What does it all mean? For one, the preemptive salvoes against a book that’s only now reaching many Nigerian hands strikes me, on some level, as a war on memory and history. As a writer and participant in the events of the Biafran War, Achebe’s witness is of inestimable value. At the end of the day, his fans as well as many of his foes are bound to realize that they owe him a huge debt for offering us the benefit of his experience of Nigeria’s tortured political evolution that culminated in war.
Achebe should feel mighty fulfilled that he’s forced Nigeria to begin some conversation about Biafra, a subject that the country has done its damndest to avoid. True, what’s transpired so far can hardly be called a conversation; a screaming match does not a conversation make. Even so, one has the hunch that, sooner than later, the violent pitch of the verbal exchanges will yield to a more sober response.
If anybody was in doubt about the imperative of talking about the war, the vociferousness with which Achebe’s book has been received in some quarters ought to dispel it. Yet, some of Achebe’s noisiest detractors have accused him of opening old wounds. That line of reasoning suggests a profound delusion. Biafra remains will remain an open, raw sore until Nigeria makes a conscious choice to reflect on that bloody chapter of its history. One has argued elsewhere that the tragedy of Nigeria is to proceed as if the Biafran War never happened.

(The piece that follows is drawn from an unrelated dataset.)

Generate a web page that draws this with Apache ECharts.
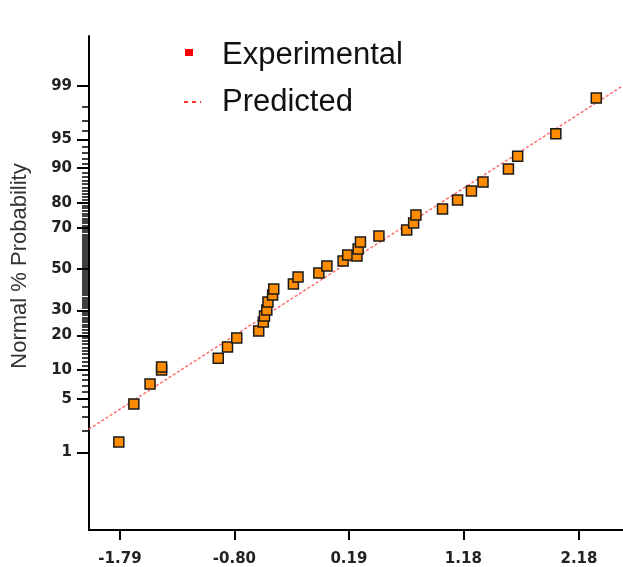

Think about it: the violent convulsion in the Niger Delta, the annulment of the June 12, 1993 presidential election, the decimation of Odi and Zaki Biam, and the massacres in Maiduguri to take a small sample would most likely not have happened had Nigeria not carried on as if there had been no Biafra. The tragic reign of injustice in Nigeria is linked, at bottom, with Nigeria’s project to erase the memory of Biafra.
Achebe’s timely book has come as a rebuke to us all, an invitation to examine where the rain began to beat us however painful the process of this searching of the soul. Once the decibel comes down, the deliberation will begin. That, or doom wins.